Die Entscheidung des 5. Strafsenats des Bundesgerichtshofs vom 27. Oktober 2011 - 5 StR 14/11 (NJW 2012, 92, 93) steht nicht entgegen; denn sie ist, wie ausgeführt, zur Ermessensvorschrift des § 73c Abs. 1 Satz 2 StGB aF ergangen. Etwaige Unbilligkeiten wären bei der Vollstreckung zu berücksichtigen (§ 459g Abs. 5 Satz 1 StPO). Das neue Tatgericht wird die gesamtschuldnerische Haftung in dem derart eingeschränkten Umfang zumindest in den Urteilsgründen festzustellen haben (dazu nur BGH, Urteil vom 28. Oktober 2010 - 4 StR 215/10, BGHSt 56, 39, 52).

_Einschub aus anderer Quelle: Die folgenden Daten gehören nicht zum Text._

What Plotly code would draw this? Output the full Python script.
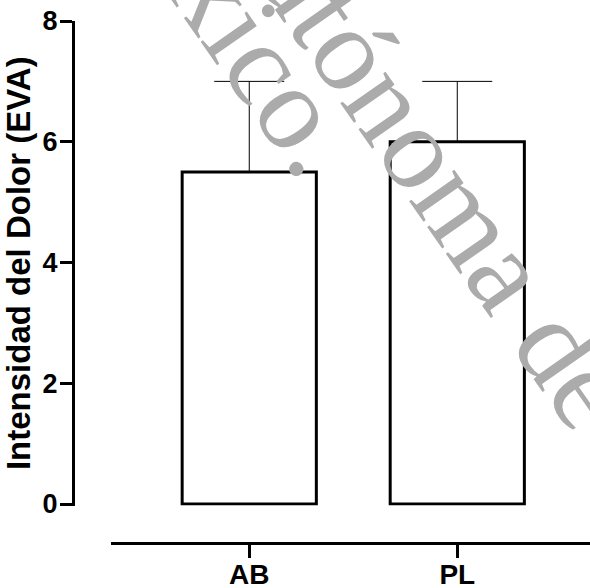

e) Dem Senat ist eine das Verfahren abschließende Urteilsergänzung analog § 354 Abs. 1 StPO verwehrt. Dem steht bereits entgegen, dass der Senat mit Beschluss vom heutigen Tage auf die Revision des Angeklagten das Urteil aufgehoben hat (§ 349 Abs. 4 StPO).
Die bisherigen Feststellungen zum Umfang der Tatbeute als solchen sind von dem Rechtsfehler nicht betroffen und können daher bestehen bleiben (§ 353 Abs. 2 StPO). Hierzu nicht in Widerspruch tretende ergänzende Feststellungen sind möglich und auch geboten.